Illegal aliens find a new BFF in President Obama

There's good news and bad news on the immigration front.

The good news is that there are 1 million fewer illegal aliens than in 2007.

The bad news is that the decline in the illegal population stopped when Barack Obama was inaugurated.

From January 2007 to January 2009, the illegal population is estimated to have dropped from 11.8 million to 10.8 million. In the following two years, however, there was no further decline; a government estimate for January 2011 expected to be released soon is likely to be about 10.9 million.

The decline was obviously caused, in part, by the weak economy, but that was not the only factor. After all, the illegal population started dropping before the recession began, the halt in the decline happened when the economy was still terrible.

In fact, immigration law played a big part -- stepped-up enforcement at the tail end of the Bush administration helped start the decline and weakened enforcement by the current White House helped halt the decline.

In other words, "self-deportation" works -- when you try it. Such a strategy, more properly called "attrition through enforcement," aims at making it impractical for illegal aliens to live here through across-the-board enforcement of the immigration law. As a result, a significant number of illegal immigrants would leave on their own.

When the 2007 push for amnesty failed in Congress, President Bush gave his grudging and belated approval to an enforcement crackdown. Factories were raided, illegal immigrants caught at the border were prosecuted rather than just thrown back, cooperation with local law enforcement was stepped up. Even the significant increase in deportations served the self-deportation goal because not only were more people forcibly removed, but those removals sent a message to others who were never caught that they should go home voluntarily before they were arrested.

This success shouldn't have been a surprise. Illegal immigrants are people like any other and when they face a different set of incentives, their behavior will change. After 9/11, the biggest group of illegal immigrants focused on by the government were Pakistanis, who left on their own in droves.

As the result of a 2007 Arizona law requiring all businesses in the state to use the online E-Verify system to screen new hires for legal status, the state's illegal population fell by 17 percent, according to the non-partisan Public Policy Institute of California.

Of course, reducing enforcement sends a different message, which is why the number of illegal immigrants stopped declining during the first two years of the Obama term. The administration has issued "prosecutorial discretion" memos telling immigration agents to ignore illegal immigrants who weren't also violent criminals, terrorist or drug smugglers. In other words, ordinary illegal aliens are being told, repeatedly and openly, that they have nothing to worry about so long as their offenses are limited to immigration violations, identity theft, tax fraud, and the like.

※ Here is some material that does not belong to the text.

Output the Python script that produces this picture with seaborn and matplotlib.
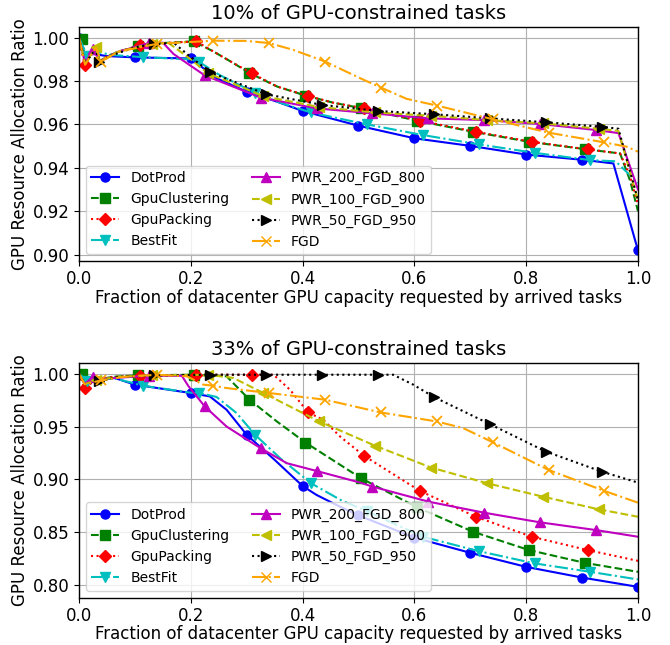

The administration is also pursuing high-profile lawsuits against states, like Arizona and Alabama, that are trying to help the federal government with immigration enforcement. What's more, worksite raids have been banned, replaced by audits of personnel files, causing some illegal immigrants to be fired but not to be taken into custody.

And the implicit message sent by such measures is made explicit when the president repeatedly says he wants to legalize -- give amnesty  to --  the illegal population. Words have consequences; a Border Patrol agent told me recently that the day after the 2008 election, two illegal aliens approached him near a gap in the fence and asked if they could come in now since Obama had won.

Imagine the effect of such actions and words on illegal aliens already living here who were considering returning home; many seem to have put those plans on hold to see if amnesty would pan out, leading to the halt in the decline of the illegal population.

Perhaps at some point in the future a debate on amnesty will be necessary; not all illegal aliens can be induced to go home, after all. But many can, and we'll never know how many until we try. The current administration's unwillingness to enforce the law has halted what would otherwise likely have been a significant further reduction in the illegal population.

Mark Krikorian is executive director of the Center for Immigration Studies.